Using the listing below, select the lines with the word "Output" and copy them.

- [Task input]:

════

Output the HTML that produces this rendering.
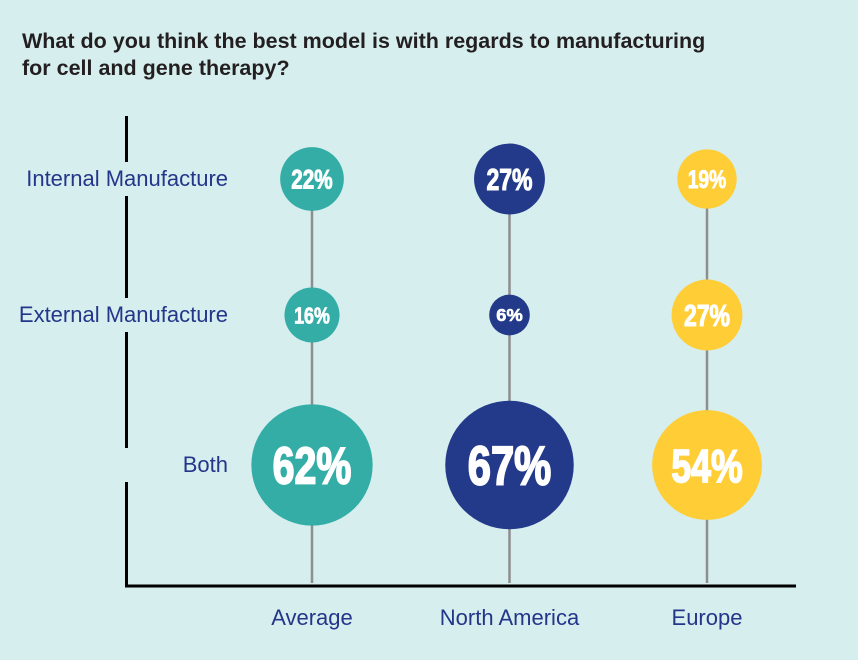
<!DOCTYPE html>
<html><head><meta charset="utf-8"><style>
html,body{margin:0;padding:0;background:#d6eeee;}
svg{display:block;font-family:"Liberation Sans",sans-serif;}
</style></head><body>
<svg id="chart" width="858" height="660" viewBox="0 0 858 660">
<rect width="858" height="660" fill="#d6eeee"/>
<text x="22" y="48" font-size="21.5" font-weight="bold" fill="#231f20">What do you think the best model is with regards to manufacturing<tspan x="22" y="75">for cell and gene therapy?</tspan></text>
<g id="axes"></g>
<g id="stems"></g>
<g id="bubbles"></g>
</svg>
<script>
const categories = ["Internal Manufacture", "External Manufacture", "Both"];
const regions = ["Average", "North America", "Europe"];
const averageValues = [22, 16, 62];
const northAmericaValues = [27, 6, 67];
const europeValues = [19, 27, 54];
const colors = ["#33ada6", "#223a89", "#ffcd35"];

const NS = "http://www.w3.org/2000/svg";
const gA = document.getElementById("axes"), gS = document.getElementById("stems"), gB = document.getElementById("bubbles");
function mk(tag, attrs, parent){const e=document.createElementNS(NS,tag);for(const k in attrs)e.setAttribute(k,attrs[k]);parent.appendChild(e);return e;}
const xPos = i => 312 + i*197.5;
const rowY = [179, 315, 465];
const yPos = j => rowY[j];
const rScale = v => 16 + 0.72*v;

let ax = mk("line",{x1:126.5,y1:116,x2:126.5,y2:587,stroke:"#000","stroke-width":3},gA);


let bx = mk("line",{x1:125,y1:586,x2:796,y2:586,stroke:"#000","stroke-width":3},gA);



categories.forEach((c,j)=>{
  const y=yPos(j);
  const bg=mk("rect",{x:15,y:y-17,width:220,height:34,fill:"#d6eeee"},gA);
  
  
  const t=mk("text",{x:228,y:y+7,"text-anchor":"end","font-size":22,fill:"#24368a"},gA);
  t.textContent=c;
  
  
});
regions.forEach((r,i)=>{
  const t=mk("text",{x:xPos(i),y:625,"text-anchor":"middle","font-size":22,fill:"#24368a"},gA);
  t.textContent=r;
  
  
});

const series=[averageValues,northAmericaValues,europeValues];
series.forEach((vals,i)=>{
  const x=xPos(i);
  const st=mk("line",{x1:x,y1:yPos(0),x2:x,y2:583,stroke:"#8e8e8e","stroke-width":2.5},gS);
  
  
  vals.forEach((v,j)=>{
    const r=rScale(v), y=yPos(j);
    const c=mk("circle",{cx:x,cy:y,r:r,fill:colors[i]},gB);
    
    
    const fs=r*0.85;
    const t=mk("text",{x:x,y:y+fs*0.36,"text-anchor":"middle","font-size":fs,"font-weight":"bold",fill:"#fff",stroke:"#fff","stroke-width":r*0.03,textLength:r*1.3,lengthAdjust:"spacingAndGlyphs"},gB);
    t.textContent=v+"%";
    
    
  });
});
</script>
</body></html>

════

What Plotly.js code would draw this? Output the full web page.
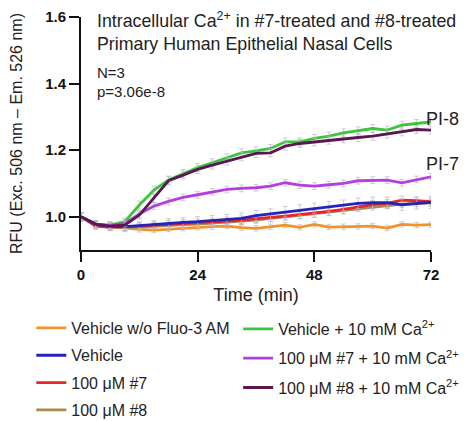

════

- [Answer]:
Output the HTML that produces this rendering.
What Plotly.js code would draw this? Output the full web page.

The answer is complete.